Faced with a proffer of expert scientific testimony, then, the trial judge must determine at the outset, pursuant to Rule 104(a), [n.10] whether the expert is proposing to testify to (1) scientific knowledge that (2) will assist the trier of fact to understand or determine a fact in issue. [n.11] This entails a preliminary assessment of whether the reasoning or methodology underlying the testimony is scientifically valid and of whether that reasoning or methodology properly can be applied to the facts in issue. We are confident that federal judges possess the capacity to undertake this review. Many factors will bear on the inquiry, and we do not presume to set out a definitive checklist or test. But some general observations are appropriate.
Ordinarily, a key question to be answered in determining whether a theory or technique is scientific knowledge that will assist the trier of fact will be whether it can be(and has been) tested. "Scientific methodology today is based on generating hypotheses and testing them to see if they can be falsified; indeed, this methodology is what distinguishes science from other fields of human inquiry." Green, at 645. See also C. Hempel, Philosophy of Natural Science 49 (1966) ("[T]he statements constituting a scientific explanation must be capable of empirical test"); K. Popper, Conjectures and Refutations: The Growth of Scientific Knowledge 37 (5th ed. 1989) ("[T]he criterion of the scientific status of a theory is its falsifiability, or refutability, or testability").
Another pertinent consideration is whether the theory or technique has been subjected to peer review and publication. Publication (which is but one element of peer review) is not a sine qua non of admissibility; it does not necessarily correlate with reliability, see S.

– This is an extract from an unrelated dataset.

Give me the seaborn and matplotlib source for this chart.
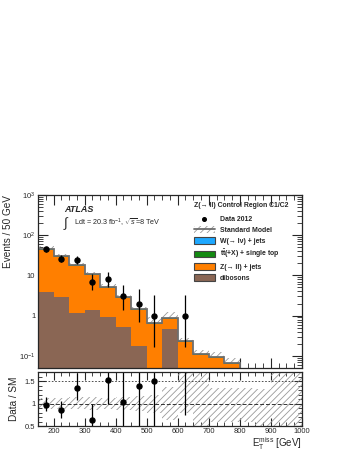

Jasanoff, The Fifth Branch: Science Advisors as Policymakers 61-76 (1990), and in some instances well grounded but innovative theories will not have been published, see
Horrobin, The Philosophical Basis of Peer Review and the Suppression of Innovation, 263 J. Am. Med. Assn. 1438 (1990). Some propositions, moreover, are too particular, too new, or of too limited interest to be published. But submission to the scrutiny of the scientific community is a component of "good science," in part because it increases the likelihood that substantive flaws in methodology will be detected. See J.
Ziman, Reliable Knowledge: An Exploration of the Grounds for Belief in Science 130-133 (1978); Relman and
Angell, How Good Is Peer Review?, 321 New Eng. J. Med. 827 (1989). The fact of publication (or lack thereof) in a peer reviewed journal thus will be a relevant, though not
dispositive, consideration in assessing the scientific validity of a particular technique or methodology on which an opinion is premised.